Problem details: Reproduce the listing word for word, leaving every picture behind.

_____

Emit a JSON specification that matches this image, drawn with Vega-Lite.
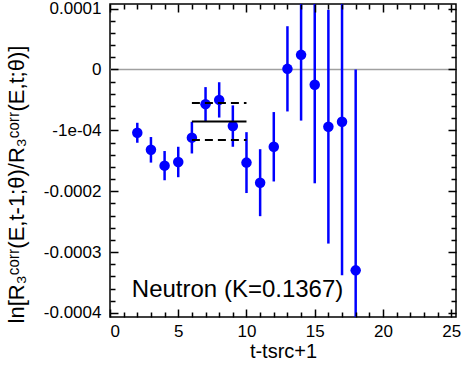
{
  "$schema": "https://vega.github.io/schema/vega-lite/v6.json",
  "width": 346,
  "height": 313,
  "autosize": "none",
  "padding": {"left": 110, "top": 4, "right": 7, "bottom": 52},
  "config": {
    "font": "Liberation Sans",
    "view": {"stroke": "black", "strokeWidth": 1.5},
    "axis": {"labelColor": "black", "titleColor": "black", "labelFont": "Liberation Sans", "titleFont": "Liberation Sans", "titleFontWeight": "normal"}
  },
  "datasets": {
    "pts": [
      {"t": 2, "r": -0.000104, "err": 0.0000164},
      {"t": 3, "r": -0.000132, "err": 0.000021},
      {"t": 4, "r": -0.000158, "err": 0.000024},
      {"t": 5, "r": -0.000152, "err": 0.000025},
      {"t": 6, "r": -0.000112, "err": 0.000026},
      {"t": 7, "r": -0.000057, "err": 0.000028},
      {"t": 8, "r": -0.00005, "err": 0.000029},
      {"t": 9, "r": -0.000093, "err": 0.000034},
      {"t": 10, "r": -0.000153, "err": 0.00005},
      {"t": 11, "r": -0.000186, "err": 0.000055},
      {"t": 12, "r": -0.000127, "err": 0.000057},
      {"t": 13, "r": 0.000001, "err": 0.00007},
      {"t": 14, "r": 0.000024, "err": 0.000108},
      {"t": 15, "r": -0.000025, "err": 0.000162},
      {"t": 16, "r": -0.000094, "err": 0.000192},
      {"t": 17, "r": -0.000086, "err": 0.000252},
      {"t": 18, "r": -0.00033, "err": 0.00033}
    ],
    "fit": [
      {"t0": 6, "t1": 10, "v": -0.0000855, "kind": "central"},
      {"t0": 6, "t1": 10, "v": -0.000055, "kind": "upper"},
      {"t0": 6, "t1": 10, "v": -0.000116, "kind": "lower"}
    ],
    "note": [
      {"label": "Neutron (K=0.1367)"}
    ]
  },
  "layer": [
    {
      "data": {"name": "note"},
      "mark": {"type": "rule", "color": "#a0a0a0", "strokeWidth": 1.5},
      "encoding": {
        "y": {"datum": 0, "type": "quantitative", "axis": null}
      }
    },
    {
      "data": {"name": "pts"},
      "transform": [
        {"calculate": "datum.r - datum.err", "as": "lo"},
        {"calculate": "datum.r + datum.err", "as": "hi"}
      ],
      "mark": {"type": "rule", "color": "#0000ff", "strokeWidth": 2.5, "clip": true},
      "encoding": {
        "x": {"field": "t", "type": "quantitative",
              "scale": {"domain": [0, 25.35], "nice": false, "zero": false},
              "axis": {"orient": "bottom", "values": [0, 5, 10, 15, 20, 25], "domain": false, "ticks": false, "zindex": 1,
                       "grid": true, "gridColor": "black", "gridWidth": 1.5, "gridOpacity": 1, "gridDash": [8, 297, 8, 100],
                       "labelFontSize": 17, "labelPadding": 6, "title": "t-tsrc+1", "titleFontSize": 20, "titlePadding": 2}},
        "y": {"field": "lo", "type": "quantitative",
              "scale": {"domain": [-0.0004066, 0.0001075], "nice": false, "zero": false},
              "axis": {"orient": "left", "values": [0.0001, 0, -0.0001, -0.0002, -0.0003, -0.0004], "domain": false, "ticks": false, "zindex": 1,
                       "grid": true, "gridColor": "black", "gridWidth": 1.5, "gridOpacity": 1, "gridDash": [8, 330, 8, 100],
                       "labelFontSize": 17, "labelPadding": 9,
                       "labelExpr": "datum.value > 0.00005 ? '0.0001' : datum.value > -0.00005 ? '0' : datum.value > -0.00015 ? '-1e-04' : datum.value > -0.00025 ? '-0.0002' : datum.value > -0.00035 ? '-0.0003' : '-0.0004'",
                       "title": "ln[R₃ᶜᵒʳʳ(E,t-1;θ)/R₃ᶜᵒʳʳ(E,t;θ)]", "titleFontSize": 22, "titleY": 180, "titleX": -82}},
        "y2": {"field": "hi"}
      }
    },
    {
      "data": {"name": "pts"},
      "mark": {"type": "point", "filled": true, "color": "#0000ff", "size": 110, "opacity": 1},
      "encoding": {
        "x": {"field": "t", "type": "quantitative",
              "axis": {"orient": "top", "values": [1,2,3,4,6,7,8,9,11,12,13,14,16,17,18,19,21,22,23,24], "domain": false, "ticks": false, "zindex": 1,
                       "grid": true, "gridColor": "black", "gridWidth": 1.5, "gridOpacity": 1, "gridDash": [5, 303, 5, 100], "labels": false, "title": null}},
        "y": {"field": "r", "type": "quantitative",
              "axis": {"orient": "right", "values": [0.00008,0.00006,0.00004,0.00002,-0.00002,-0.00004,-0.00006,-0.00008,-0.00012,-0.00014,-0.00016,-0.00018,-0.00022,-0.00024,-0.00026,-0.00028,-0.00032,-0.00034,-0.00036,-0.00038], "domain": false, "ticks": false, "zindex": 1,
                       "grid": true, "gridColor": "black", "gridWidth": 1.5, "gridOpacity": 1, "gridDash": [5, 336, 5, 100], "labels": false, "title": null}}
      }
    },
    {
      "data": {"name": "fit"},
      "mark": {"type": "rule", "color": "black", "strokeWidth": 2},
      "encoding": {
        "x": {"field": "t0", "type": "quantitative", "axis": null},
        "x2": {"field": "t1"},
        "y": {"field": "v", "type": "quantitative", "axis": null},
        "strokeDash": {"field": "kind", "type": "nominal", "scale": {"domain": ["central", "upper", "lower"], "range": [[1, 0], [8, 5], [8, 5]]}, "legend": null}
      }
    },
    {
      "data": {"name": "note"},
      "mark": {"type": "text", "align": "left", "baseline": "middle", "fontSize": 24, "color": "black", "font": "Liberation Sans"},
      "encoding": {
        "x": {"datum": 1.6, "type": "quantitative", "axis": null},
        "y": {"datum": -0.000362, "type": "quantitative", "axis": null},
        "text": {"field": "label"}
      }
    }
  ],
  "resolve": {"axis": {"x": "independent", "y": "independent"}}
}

_____

Finished exercise:
Emit a JSON specification that matches this image, drawn with Vega-Lite.
{
  "$schema": "https://vega.github.io/schema/vega-lite/v6.json",
  "width": 346,
  "height": 313,
  "autosize": "none",
  "padding": {"left": 110, "top": 4, "right": 7, "bottom": 52},
  "config": {
    "font": "Liberation Sans",
    "view": {"stroke": "black", "strokeWidth": 1.5},
    "axis": {"labelColor": "black", "titleColor": "black", "labelFont": "Liberation Sans", "titleFont": "Liberation Sans", "titleFontWeight": "normal"}
  },
  "datasets": {
    "pts": [
      {"t": 2, "r": -0.000104, "err": 0.0000164},
      {"t": 3, "r": -0.000132, "err": 0.000021},
      {"t": 4, "r": -0.000158, "err": 0.000024},
      {"t": 5, "r": -0.000152, "err": 0.000025},
      {"t": 6, "r": -0.000112, "err": 0.000026},
      {"t": 7, "r": -0.000057, "err": 0.000028},
      {"t": 8, "r": -0.00005, "err": 0.000029},
      {"t": 9, "r": -0.000093, "err": 0.000034},
      {"t": 10, "r": -0.000153, "err": 0.00005},
      {"t": 11, "r": -0.000186, "err": 0.000055},
      {"t": 12, "r": -0.000127, "err": 0.000057},
      {"t": 13, "r": 0.000001, "err": 0.00007},
      {"t": 14, "r": 0.000024, "err": 0.000108},
      {"t": 15, "r": -0.000025, "err": 0.000162},
      {"t": 16, "r": -0.000094, "err": 0.000192},
      {"t": 17, "r": -0.000086, "err": 0.000252},
      {"t": 18, "r": -0.00033, "err": 0.00033}
    ],
    "fit": [
      {"t0": 6, "t1": 10, "v": -0.0000855, "kind": "central"},
      {"t0": 6, "t1": 10, "v": -0.000055, "kind": "upper"},
      {"t0": 6, "t1": 10, "v": -0.000116, "kind": "lower"}
    ],
    "note": [
      {"label": "Neutron (K=0.1367)"}
    ]
  },
  "layer": [
    {
      "data": {"name": "note"},
      "mark": {"type": "rule", "color": "#a0a0a0", "strokeWidth": 1.5},
      "encoding": {
        "y": {"datum": 0, "type": "quantitative", "axis": null}
      }
    },
    {
      "data": {"name": "pts"},
      "transform": [
        {"calculate": "datum.r - datum.err", "as": "lo"},
        {"calculate": "datum.r + datum.err", "as": "hi"}
      ],
      "mark": {"type": "rule", "color": "#0000ff", "strokeWidth": 2.5, "clip": true},
      "encoding": {
        "x": {"field": "t", "type": "quantitative",
              "scale": {"domain": [0, 25.35], "nice": false, "zero": false},
              "axis": {"orient": "bottom", "values": [0, 5, 10, 15, 20, 25], "domain": false, "ticks": false, "zindex": 1,
                       "grid": true, "gridColor": "black", "gridWidth": 1.5, "gridOpacity": 1, "gridDash": [8, 297, 8, 100],
                       "labelFontSize": 17, "labelPadding": 6, "title": "t-tsrc+1", "titleFontSize": 20, "titlePadding": 2}},
        "y": {"field": "lo", "type": "quantitative",
              "scale": {"domain": [-0.0004066, 0.0001075], "nice": false, "zero": false},
              "axis": {"orient": "left", "values": [0.0001, 0, -0.0001, -0.0002, -0.0003, -0.0004], "domain": false, "ticks": false, "zindex": 1,
                       "grid": true, "gridColor": "black", "gridWidth": 1.5, "gridOpacity": 1, "gridDash": [8, 330, 8, 100],
                       "labelFontSize": 17, "labelPadding": 9,
                       "labelExpr": "datum.value > 0.00005 ? '0.0001' : datum.value > -0.00005 ? '0' : datum.value > -0.00015 ? '-1e-04' : datum.value > -0.00025 ? '-0.0002' : datum.value > -0.00035 ? '-0.0003' : '-0.0004'",
                       "title": "ln[R₃ᶜᵒʳʳ(E,t-1;θ)/R₃ᶜᵒʳʳ(E,t;θ)]", "titleFontSize": 22, "titleY": 180, "titleX": -82}},
        "y2": {"field": "hi"}
      }
    },
    {
      "data": {"name": "pts"},
      "mark": {"type": "point", "filled": true, "color": "#0000ff", "size": 110, "opacity": 1},
      "encoding": {
        "x": {"field": "t", "type": "quantitative",
              "axis": {"orient": "top", "values": [1,2,3,4,6,7,8,9,11,12,13,14,16,17,18,19,21,22,23,24], "domain": false, "ticks": false, "zindex": 1,
                       "grid": true, "gridColor": "black", "gridWidth": 1.5, "gridOpacity": 1, "gridDash": [5, 303, 5, 100], "labels": false, "title": null}},
        "y": {"field": "r", "type": "quantitative",
              "axis": {"orient": "right", "values": [0.00008,0.00006,0.00004,0.00002,-0.00002,-0.00004,-0.00006,-0.00008,-0.00012,-0.00014,-0.00016,-0.00018,-0.00022,-0.00024,-0.00026,-0.00028,-0.00032,-0.00034,-0.00036,-0.00038], "domain": false, "ticks": false, "zindex": 1,
                       "grid": true, "gridColor": "black", "gridWidth": 1.5, "gridOpacity": 1, "gridDash": [5, 336, 5, 100], "labels": false, "title": null}}
      }
    },
    {
      "data": {"name": "fit"},
      "mark": {"type": "rule", "color": "black", "strokeWidth": 2},
      "encoding": {
        "x": {"field": "t0", "type": "quantitative", "axis": null},
        "x2": {"field": "t1"},
        "y": {"field": "v", "type": "quantitative", "axis": null},
        "strokeDash": {"field": "kind", "type": "nominal", "scale": {"domain": ["central", "upper", "lower"], "range": [[1, 0], [8, 5], [8, 5]]}, "legend": null}
      }
    },
    {
      "data": {"name": "note"},
      "mark": {"type": "text", "align": "left", "baseline": "middle", "fontSize": 24, "color": "black", "font": "Liberation Sans"},
      "encoding": {
        "x": {"datum": 1.6, "type": "quantitative", "axis": null},
        "y": {"datum": -0.000362, "type": "quantitative", "axis": null},
        "text": {"field": "label"}
      }
    }
  ],
  "resolve": {"axis": {"x": "independent", "y": "independent"}}
}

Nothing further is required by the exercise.